Equipes da Seds (Secretaria de Estado de Desenvolvimento Social) estão na cidade para prestar apoio às famílias que estão sendo desabrigadas. O Governo do Estado também disponibilizou servidores de outras secretarias para auxiliar o trabalho de remoção de famílias que a prefeitura esta executando.
Iñapari debaixo d’água
Logo que a equipe da Agência de Notícias chegou a Ponte da Integração a imagem chocava. A cidade de Iñapari, no Peru, estava tomada pelas águas. Em muitos locais é possível ver apenas a cumeeira das casas
De acordo com o sargento do Exército, R. Costa que trabalha há 20 anos na tríplice fronteira, a água invadiu a cidade muito rápido, não dando tempo para os moradores retirarem seus pertences de dentro das casas.
“Em três dias a cidade foi toda tomada pela água. Hoje 80% de Iñapari está debaixo d’água. Nas cheias que vimos aqui antes a água não chegava nem na panturrilha e hoje a situação ficou desse jeito. Até os mais antigos da cidade estão assustados”, revela o sargento.
Para verificar a situação das famílias que vivem na área de fronteira a equipe da Agência de Notícias acompanhou o sargento R. Costa numa vistoria a área atingida. As águas não permitiam saber o que eram ruas, calçadas ou praças. Somente com a experiência do oficial era possível navegar na cidade. Bancos, órgão públicos, escolas, hotéis, restaurantes e casas foram invadidos pelo rio. O cenário ficava cada vez mais triste a medida que a equipe aproximava-se da área central.
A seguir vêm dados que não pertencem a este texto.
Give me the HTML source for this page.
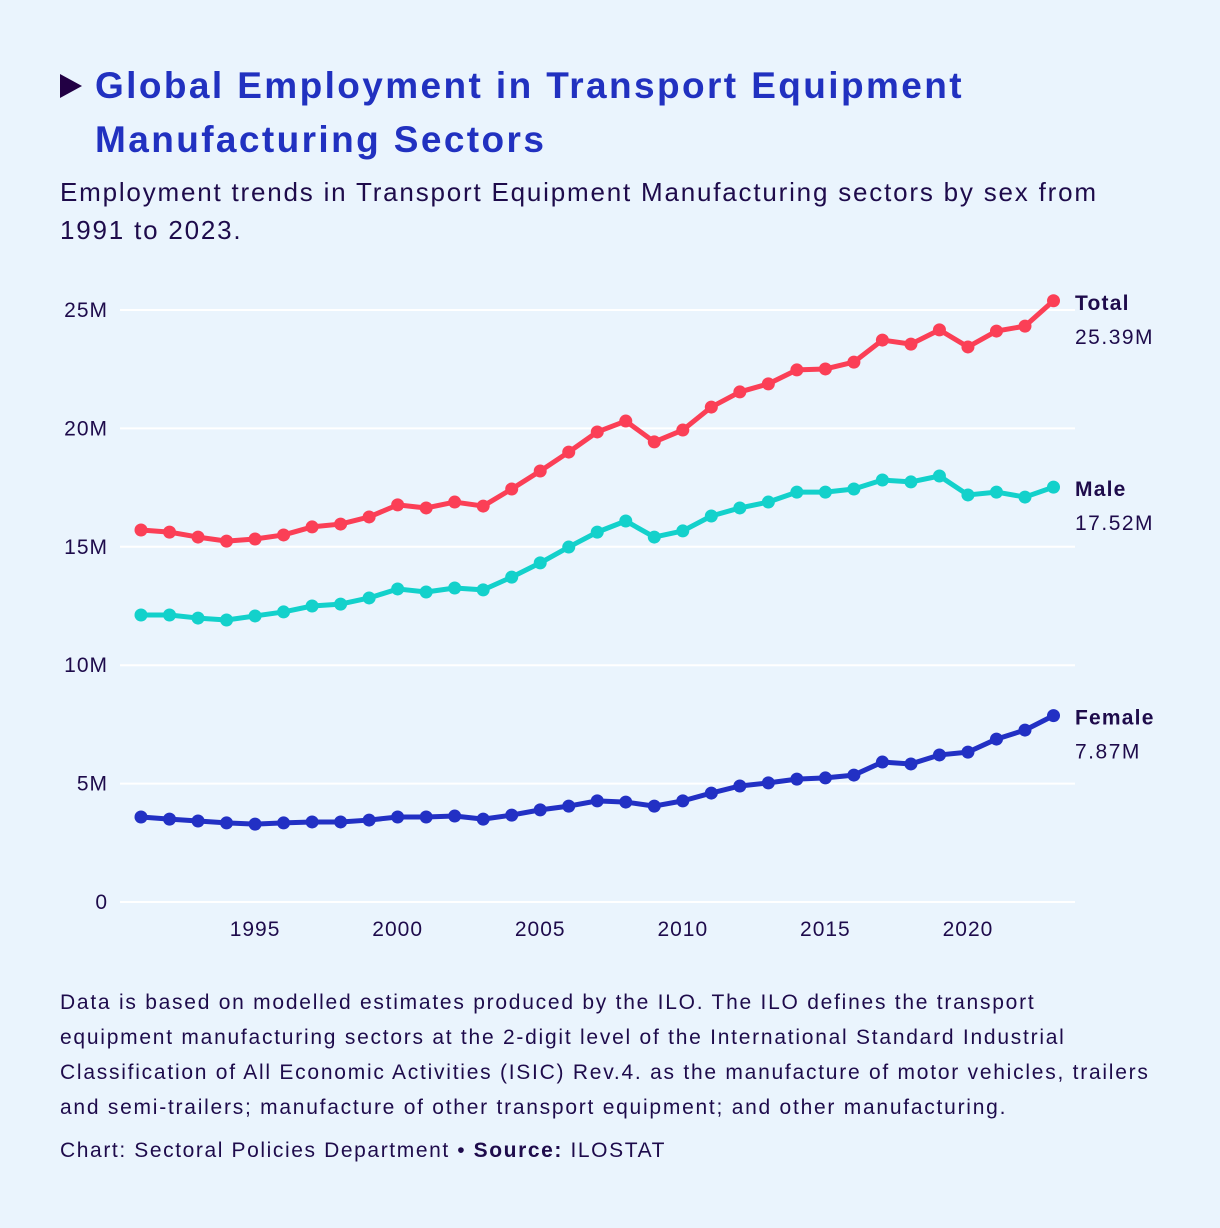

Na área externa de uma casa era possível ver pertences das famílias flutuando nas águas, próximo à prefeitura da cidade computadores eram carregados pela força da correnteza. Nem sequer os carros os peruanos tiveram tempo de evitar que fossem atingidos pela água. Um caminhão ficou quase que totalmente submerso, sendo possível ver apenas seu espelho retrovisor interno.
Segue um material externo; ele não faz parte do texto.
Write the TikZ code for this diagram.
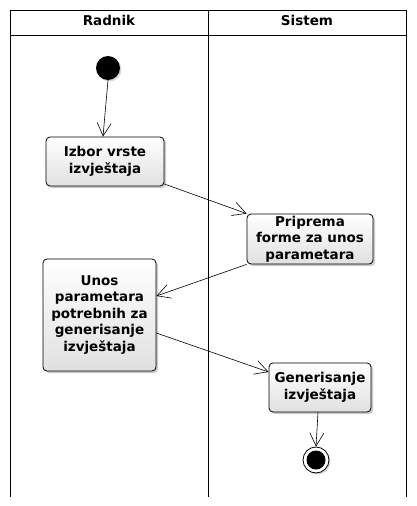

A travessia entre a Ponte da Integração e a outra margem está sendo feita por pescadores brasileiros, Corpo de Bombeiros, Exército e moradores da região que possuem barcos. Turistas que pretendiam passar o feriado de carnaval nas cidades peruanas foram surpreendidos pela fúria com que o rio tomou a cidade. Grupos de São Paulo, Acre e de outros estados decidiram adiar a viagem porque a passagem em veículos está suspensa.
A Polícia Federal esta com plantão 24 horas na área brasileira da ponte, monitorando a entrada e saída de haitianos. Os haitianos que entraram no Peru esta semana também estão isolados em Iñapari e têm ajudado os peruanos a enfrentar este momento de crise.
A prefeitura de Assis Brasil permanece enviando alimentação aos haitianos, mesmo os que estão na área do Peru. Aos peruanos a prefeita conta que ofereceu abrigo para mulheres e crianças numa escola do município brasileiro. “Precisamos ser solidários neste momento. Toda ajuda é importante. Estamos sempre pedindo auxílio aos moradores que têm barcos, caminhonetes e caminhões para ajudar as pessoas que estão passando por esse momento triste”, diz Eliane Gadelha.
Nível das águas apresenta vazante na cabeceira
Indígenas que moram em duas aldeias que ficam acima da cidade de Assis Brasil e que também foram atingidos pela cheia do rio Acre relataram na tarde desta sexta-feira que a chuva diminuiu na região e o rio apresenta vazante no nível das águas.